> _Objective_: Copy each line of the data below exactly, leaving out pictures.

> _Dataset content_:
* Start *

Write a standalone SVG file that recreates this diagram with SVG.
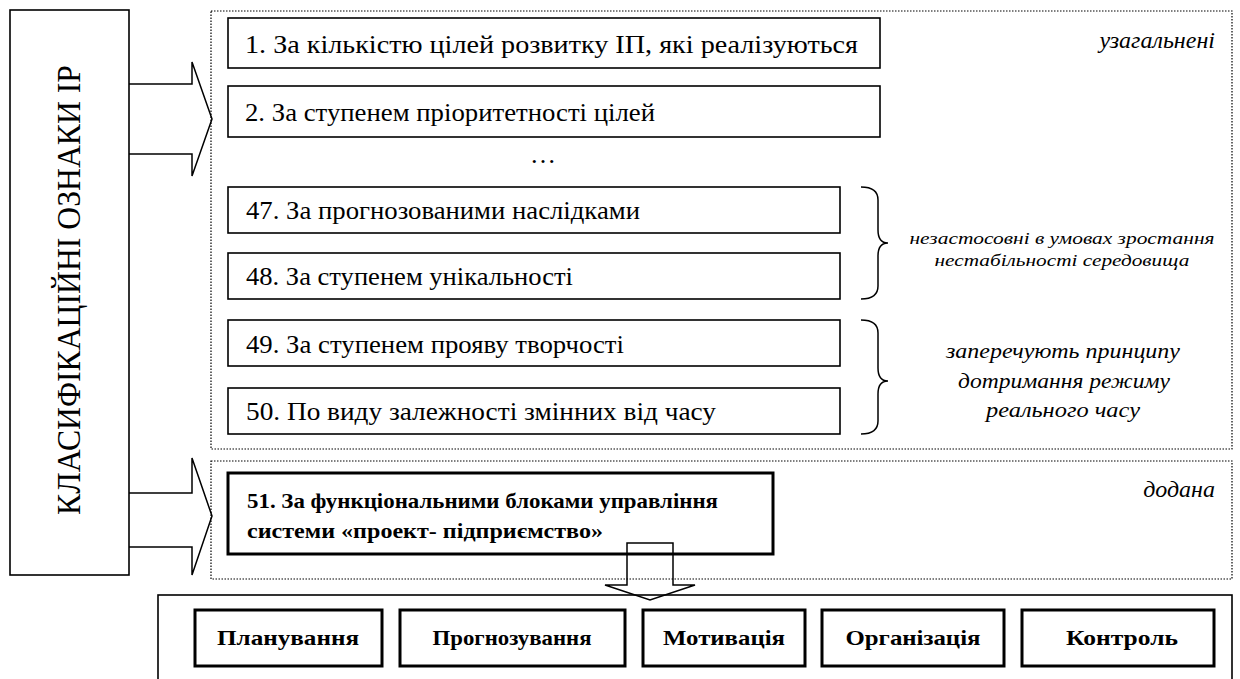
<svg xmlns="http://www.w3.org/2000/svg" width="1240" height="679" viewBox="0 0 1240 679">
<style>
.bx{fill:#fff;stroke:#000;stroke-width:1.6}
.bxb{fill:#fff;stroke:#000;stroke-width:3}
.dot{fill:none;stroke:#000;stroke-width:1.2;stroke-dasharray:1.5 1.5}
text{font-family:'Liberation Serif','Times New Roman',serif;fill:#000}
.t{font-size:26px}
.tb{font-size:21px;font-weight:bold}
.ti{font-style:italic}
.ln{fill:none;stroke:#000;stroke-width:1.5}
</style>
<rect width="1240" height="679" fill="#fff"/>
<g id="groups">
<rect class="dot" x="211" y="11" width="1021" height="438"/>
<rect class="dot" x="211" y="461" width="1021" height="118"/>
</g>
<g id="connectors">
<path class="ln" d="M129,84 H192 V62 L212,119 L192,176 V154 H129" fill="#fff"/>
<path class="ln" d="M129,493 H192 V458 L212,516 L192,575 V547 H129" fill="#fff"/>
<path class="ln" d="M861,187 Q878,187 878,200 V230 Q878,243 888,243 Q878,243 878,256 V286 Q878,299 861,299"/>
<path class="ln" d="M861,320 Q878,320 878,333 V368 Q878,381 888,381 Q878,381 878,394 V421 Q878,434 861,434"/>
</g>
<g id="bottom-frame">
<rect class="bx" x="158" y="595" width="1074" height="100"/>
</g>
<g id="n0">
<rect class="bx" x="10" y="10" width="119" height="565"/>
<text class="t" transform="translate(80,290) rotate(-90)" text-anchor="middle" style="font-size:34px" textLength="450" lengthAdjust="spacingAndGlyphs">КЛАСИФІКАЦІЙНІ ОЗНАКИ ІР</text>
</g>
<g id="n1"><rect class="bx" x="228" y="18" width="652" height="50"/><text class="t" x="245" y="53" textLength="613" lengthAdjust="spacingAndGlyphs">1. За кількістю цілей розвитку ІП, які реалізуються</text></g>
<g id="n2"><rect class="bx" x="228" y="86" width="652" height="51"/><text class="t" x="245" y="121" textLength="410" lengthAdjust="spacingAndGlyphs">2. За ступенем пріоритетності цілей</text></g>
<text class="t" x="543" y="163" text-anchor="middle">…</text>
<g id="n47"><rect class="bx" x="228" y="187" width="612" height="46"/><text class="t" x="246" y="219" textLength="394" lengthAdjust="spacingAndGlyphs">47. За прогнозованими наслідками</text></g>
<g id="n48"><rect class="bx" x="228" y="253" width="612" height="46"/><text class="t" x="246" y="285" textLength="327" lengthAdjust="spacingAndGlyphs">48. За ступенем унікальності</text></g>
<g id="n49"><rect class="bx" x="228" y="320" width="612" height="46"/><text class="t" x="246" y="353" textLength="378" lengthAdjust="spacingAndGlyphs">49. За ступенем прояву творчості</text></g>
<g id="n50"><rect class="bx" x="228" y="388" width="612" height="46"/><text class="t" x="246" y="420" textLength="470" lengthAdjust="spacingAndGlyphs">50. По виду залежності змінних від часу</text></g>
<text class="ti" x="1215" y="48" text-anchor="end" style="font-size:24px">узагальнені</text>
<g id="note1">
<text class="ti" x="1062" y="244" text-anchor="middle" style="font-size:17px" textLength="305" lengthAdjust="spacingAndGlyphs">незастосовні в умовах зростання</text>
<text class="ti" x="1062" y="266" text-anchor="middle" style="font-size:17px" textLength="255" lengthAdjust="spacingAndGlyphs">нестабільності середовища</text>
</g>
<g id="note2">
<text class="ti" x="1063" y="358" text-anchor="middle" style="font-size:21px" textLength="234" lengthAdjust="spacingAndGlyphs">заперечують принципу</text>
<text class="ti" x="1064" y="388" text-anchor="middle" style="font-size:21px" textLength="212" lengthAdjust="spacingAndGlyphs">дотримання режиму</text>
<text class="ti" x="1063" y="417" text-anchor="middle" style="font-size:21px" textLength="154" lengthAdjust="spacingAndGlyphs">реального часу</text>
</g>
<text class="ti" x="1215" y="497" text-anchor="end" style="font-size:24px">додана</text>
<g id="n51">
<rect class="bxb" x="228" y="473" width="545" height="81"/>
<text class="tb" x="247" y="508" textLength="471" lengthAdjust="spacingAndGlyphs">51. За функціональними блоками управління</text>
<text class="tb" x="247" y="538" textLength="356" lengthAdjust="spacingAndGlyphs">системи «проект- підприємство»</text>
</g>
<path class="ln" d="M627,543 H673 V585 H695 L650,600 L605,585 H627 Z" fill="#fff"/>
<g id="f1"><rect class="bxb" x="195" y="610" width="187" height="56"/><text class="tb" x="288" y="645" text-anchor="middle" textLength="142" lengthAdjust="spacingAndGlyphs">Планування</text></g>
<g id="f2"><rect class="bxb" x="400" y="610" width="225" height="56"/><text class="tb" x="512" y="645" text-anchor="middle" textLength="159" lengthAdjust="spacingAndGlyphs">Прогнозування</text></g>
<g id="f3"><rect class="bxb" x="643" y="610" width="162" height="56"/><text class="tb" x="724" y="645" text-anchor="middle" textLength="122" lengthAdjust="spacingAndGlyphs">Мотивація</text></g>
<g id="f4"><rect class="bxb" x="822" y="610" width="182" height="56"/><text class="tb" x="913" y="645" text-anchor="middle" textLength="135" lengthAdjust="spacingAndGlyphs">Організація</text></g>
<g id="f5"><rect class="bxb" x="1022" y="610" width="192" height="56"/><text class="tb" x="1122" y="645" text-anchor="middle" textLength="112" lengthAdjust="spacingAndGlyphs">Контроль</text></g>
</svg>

* End *

> _Exercise solution_:
Write a standalone SVG file that recreates this diagram with SVG.
<svg xmlns="http://www.w3.org/2000/svg" width="1240" height="679" viewBox="0 0 1240 679">
<style>
.bx{fill:#fff;stroke:#000;stroke-width:1.6}
.bxb{fill:#fff;stroke:#000;stroke-width:3}
.dot{fill:none;stroke:#000;stroke-width:1.2;stroke-dasharray:1.5 1.5}
text{font-family:'Liberation Serif','Times New Roman',serif;fill:#000}
.t{font-size:26px}
.tb{font-size:21px;font-weight:bold}
.ti{font-style:italic}
.ln{fill:none;stroke:#000;stroke-width:1.5}
</style>
<rect width="1240" height="679" fill="#fff"/>
<g id="groups">
<rect class="dot" x="211" y="11" width="1021" height="438"/>
<rect class="dot" x="211" y="461" width="1021" height="118"/>
</g>
<g id="connectors">
<path class="ln" d="M129,84 H192 V62 L212,119 L192,176 V154 H129" fill="#fff"/>
<path class="ln" d="M129,493 H192 V458 L212,516 L192,575 V547 H129" fill="#fff"/>
<path class="ln" d="M861,187 Q878,187 878,200 V230 Q878,243 888,243 Q878,243 878,256 V286 Q878,299 861,299"/>
<path class="ln" d="M861,320 Q878,320 878,333 V368 Q878,381 888,381 Q878,381 878,394 V421 Q878,434 861,434"/>
</g>
<g id="bottom-frame">
<rect class="bx" x="158" y="595" width="1074" height="100"/>
</g>
<g id="n0">
<rect class="bx" x="10" y="10" width="119" height="565"/>
<text class="t" transform="translate(80,290) rotate(-90)" text-anchor="middle" style="font-size:34px" textLength="450" lengthAdjust="spacingAndGlyphs">КЛАСИФІКАЦІЙНІ ОЗНАКИ ІР</text>
</g>
<g id="n1"><rect class="bx" x="228" y="18" width="652" height="50"/><text class="t" x="245" y="53" textLength="613" lengthAdjust="spacingAndGlyphs">1. За кількістю цілей розвитку ІП, які реалізуються</text></g>
<g id="n2"><rect class="bx" x="228" y="86" width="652" height="51"/><text class="t" x="245" y="121" textLength="410" lengthAdjust="spacingAndGlyphs">2. За ступенем пріоритетності цілей</text></g>
<text class="t" x="543" y="163" text-anchor="middle">…</text>
<g id="n47"><rect class="bx" x="228" y="187" width="612" height="46"/><text class="t" x="246" y="219" textLength="394" lengthAdjust="spacingAndGlyphs">47. За прогнозованими наслідками</text></g>
<g id="n48"><rect class="bx" x="228" y="253" width="612" height="46"/><text class="t" x="246" y="285" textLength="327" lengthAdjust="spacingAndGlyphs">48. За ступенем унікальності</text></g>
<g id="n49"><rect class="bx" x="228" y="320" width="612" height="46"/><text class="t" x="246" y="353" textLength="378" lengthAdjust="spacingAndGlyphs">49. За ступенем прояву творчості</text></g>
<g id="n50"><rect class="bx" x="228" y="388" width="612" height="46"/><text class="t" x="246" y="420" textLength="470" lengthAdjust="spacingAndGlyphs">50. По виду залежності змінних від часу</text></g>
<text class="ti" x="1215" y="48" text-anchor="end" style="font-size:24px">узагальнені</text>
<g id="note1">
<text class="ti" x="1062" y="244" text-anchor="middle" style="font-size:17px" textLength="305" lengthAdjust="spacingAndGlyphs">незастосовні в умовах зростання</text>
<text class="ti" x="1062" y="266" text-anchor="middle" style="font-size:17px" textLength="255" lengthAdjust="spacingAndGlyphs">нестабільності середовища</text>
</g>
<g id="note2">
<text class="ti" x="1063" y="358" text-anchor="middle" style="font-size:21px" textLength="234" lengthAdjust="spacingAndGlyphs">заперечують принципу</text>
<text class="ti" x="1064" y="388" text-anchor="middle" style="font-size:21px" textLength="212" lengthAdjust="spacingAndGlyphs">дотримання режиму</text>
<text class="ti" x="1063" y="417" text-anchor="middle" style="font-size:21px" textLength="154" lengthAdjust="spacingAndGlyphs">реального часу</text>
</g>
<text class="ti" x="1215" y="497" text-anchor="end" style="font-size:24px">додана</text>
<g id="n51">
<rect class="bxb" x="228" y="473" width="545" height="81"/>
<text class="tb" x="247" y="508" textLength="471" lengthAdjust="spacingAndGlyphs">51. За функціональними блоками управління</text>
<text class="tb" x="247" y="538" textLength="356" lengthAdjust="spacingAndGlyphs">системи «проект- підприємство»</text>
</g>
<path class="ln" d="M627,543 H673 V585 H695 L650,600 L605,585 H627 Z" fill="#fff"/>
<g id="f1"><rect class="bxb" x="195" y="610" width="187" height="56"/><text class="tb" x="288" y="645" text-anchor="middle" textLength="142" lengthAdjust="spacingAndGlyphs">Планування</text></g>
<g id="f2"><rect class="bxb" x="400" y="610" width="225" height="56"/><text class="tb" x="512" y="645" text-anchor="middle" textLength="159" lengthAdjust="spacingAndGlyphs">Прогнозування</text></g>
<g id="f3"><rect class="bxb" x="643" y="610" width="162" height="56"/><text class="tb" x="724" y="645" text-anchor="middle" textLength="122" lengthAdjust="spacingAndGlyphs">Мотивація</text></g>
<g id="f4"><rect class="bxb" x="822" y="610" width="182" height="56"/><text class="tb" x="913" y="645" text-anchor="middle" textLength="135" lengthAdjust="spacingAndGlyphs">Організація</text></g>
<g id="f5"><rect class="bxb" x="1022" y="610" width="192" height="56"/><text class="tb" x="1122" y="645" text-anchor="middle" textLength="112" lengthAdjust="spacingAndGlyphs">Контроль</text></g>
</svg>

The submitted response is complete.